There is exactly one beautiful frame in SMOKEY AND BANDIT PART III, the last. After a one-shot cameo from Burt Reynolds that only makes Reed’s delighted impersonation more humiliating in retrospect, Buford hits the road in hot pursuit of The Bandit once again. Junior chases what’s left of the cruiser on foot, shouting after his “daddy” in the bourbon-haze of an interstate sunset. As it freezes and the credits roll, famed songwriter John Stewart’s “Ticket for the Wind” strums in to soulfully remind what comes next, what always comes next.
I’m behind you now, and you can never win
I’m behind you now, and your days are getting thin
I’m behind you now with a ticket for the wind.

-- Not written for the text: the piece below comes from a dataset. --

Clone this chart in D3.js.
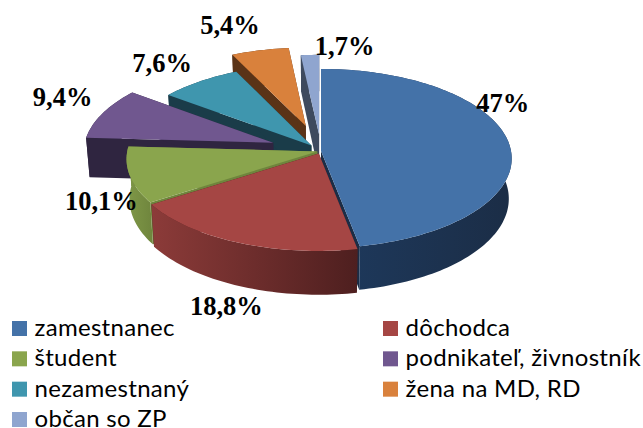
<!DOCTYPE html>
<html><head><meta charset="utf-8">
<script src="https://cdnjs.cloudflare.com/ajax/libs/d3/7.8.5/d3.min.js"></script>
<style>html,body{margin:0;padding:0;background:#fff}svg{display:block}</style>
</head><body><svg id="c" width="643" height="428"></svg>
<script>
const categories = ["zamestnanec","dôchodca","študent","podnikateľ, živnostník","nezamestnaný","žena na MD, RD","občan so ZP"];
const values = [47,18.8,10.1,9.4,7.6,5.4,1.7];
const valueLabels = ["47%","18,8%","10,1%","9,4%","7,6%","5,4%","1,7%"];
const faceColors = ["#4472a8","#a54644","#8aa54d","#70578f","#3f96ae","#d9813c","#8fa5cf"];
const wallFrom = ["#1e3a5e","#8c3b39","#7f9847","#2f2540","#1a3c49","#5a3317","#3e4a5e"];
const wallTo = ["#1b2d46","#4e1f1f","#6f853d","#2f2540","#1a3c49","#5a3317","#3e4a5e"];
const explode = [0,0.03,0.02,0.27,0.08,0.3,0.19];
const paintOrder = [6,5,4,3,2,0,1];
const labelOffset = [[-6,-31],[-14,75],[-32,36],[-85,-15],[-46,-14],[-43,-38],[33,-14]];

const cx=321, cy=151, R=190, Ry=88.9, k=0.0838, depth=40, shrink=0.985;
const sx=d3.scaleLinear().domain([-1,1]).range([cx-R,cx+R]);
const sy=d3.scaleLinear().domain([-1,1]).range([cy-Ry,cy+Ry]);
const svg=d3.select("#c");
const defs=svg.append("defs");
function proj(u,v,low){
  const p=1/(1-k*v);
  let x=cx+(sx(u)-cx)*p, y=cy+(sy(v)-cy)*p;
  if(low){x=cx+(x-cx)*shrink; y+=depth*p;}
  return [x,y];
}
const pie=d3.pie().sort(null).value(d=>d).startAngle(0).endAngle(2*Math.PI);
const arcs=pie(values);
const line=d3.line();
function ringPts(a,low){
  const mid=(a.startAngle+a.endAngle)/2, e=explode[a.index];
  const ox=e*Math.sin(mid), oy=-e*Math.cos(mid);
  const n=Math.max(4,Math.ceil((a.endAngle-a.startAngle)*40));
  const pts=d3.range(n+1).map(i=>{
    const t=a.startAngle+(a.endAngle-a.startAngle)*i/n;
    return proj(ox+Math.sin(t),oy-Math.cos(t),low);
  });
  return {pts,apex:proj(ox,oy,low)};
}
arcs.forEach(a=>{
  const g=defs.append("linearGradient").attr("id","w"+a.index);
  g.append("stop").attr("offset",0).attr("stop-color",wallFrom[a.index]);
  g.append("stop").attr("offset",1).attr("stop-color",wallTo[a.index]);
});
const order=paintOrder.map(i=>arcs[i]);
const sl=svg.selectAll("g.s").data(order).join("g").attr("class","s");
sl.each(function(a){
  const s=d3.select(this), t=ringPts(a,false), b=ringPts(a,true), i=a.index;
  const first=t.pts[0], last=t.pts[t.pts.length-1], bf=b.pts[0], bl=b.pts[b.pts.length-1];
  s.append("path").attr("d",line([t.apex,first,bf,b.apex])+"Z").attr("fill",wallTo[i]);
  s.append("path").attr("d",line([t.apex,last,bl,b.apex])+"Z").attr("fill",wallTo[i]);
  s.append("path").attr("d",line(t.pts.concat(b.pts.slice().reverse()))+"Z").attr("fill","url(#w"+i+")");
  s.append("path").attr("d",line([t.apex].concat(t.pts))+"Z").attr("fill",faceColors[i]);
});
svg.selectAll("text.v").data(arcs).join("text").attr("class","v")
  .attr("x",a=>{const m=(a.startAngle+a.endAngle)/2;return proj(Math.sin(m),-Math.cos(m))[0]+labelOffset[a.index][0];})
  .attr("y",a=>{const m=(a.startAngle+a.endAngle)/2;return proj(Math.sin(m),-Math.cos(m))[1]+labelOffset[a.index][1];})
  .attr("text-anchor","middle").attr("font-family","'Liberation Serif'").attr("font-weight","bold")
  .attr("font-size",26.5).attr("fill","#000").text((a)=>valueLabels[a.index]);

const legX=d3.scalePoint().domain([0,1]).range([12,383]);
const legY=d3.scalePoint().domain([0,1,2,3]).range([321,412]);
const leg=svg.selectAll("g.l").data(categories).join("g").attr("class","l")
  .attr("transform",(d,i)=>`translate(${legX(i%2==1&&i<6?1:0)},${legY(Math.floor(i/2))})`);
leg.append("rect").attr("width",15).attr("height",15).attr("fill",(d,i)=>faceColors[i]);
leg.append("text").attr("x",22.5).attr("y",15).attr("font-family","Lato").attr("font-size",24).attr("letter-spacing",0.3).attr("fill","#000").text(d=>d);
</script></body></html>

It’s a song too elegiac, married to an image too dignified, for SMOKEY AND THE BANDIT PART III. This isn’t just the end of a franchise but a region of the national imagination. Sure, Hal and Burt reunited the following year for CANNONBALL RUN II, which was its own retirement party for the Johnny Carson-class of stars, but the NASCAR-centric STROKER ACE scraped in $20 million less than PORKY’S II: THE NEXT DAY. As for SMOKEY AND THE BANDIT PART III? It made even less than a re-release of the three-year-old original PORKY’S. It may not have deserved much better—this is, was, and will always be a shoddy piece of work—but the good ol’ boy dream of yuks, trucks, and the open road didn’t deserve to die with it. The Cinematic South will never rise again, and that’s a shame, because with all these constantly waged star wars, I could really go for an ice-cold Coors.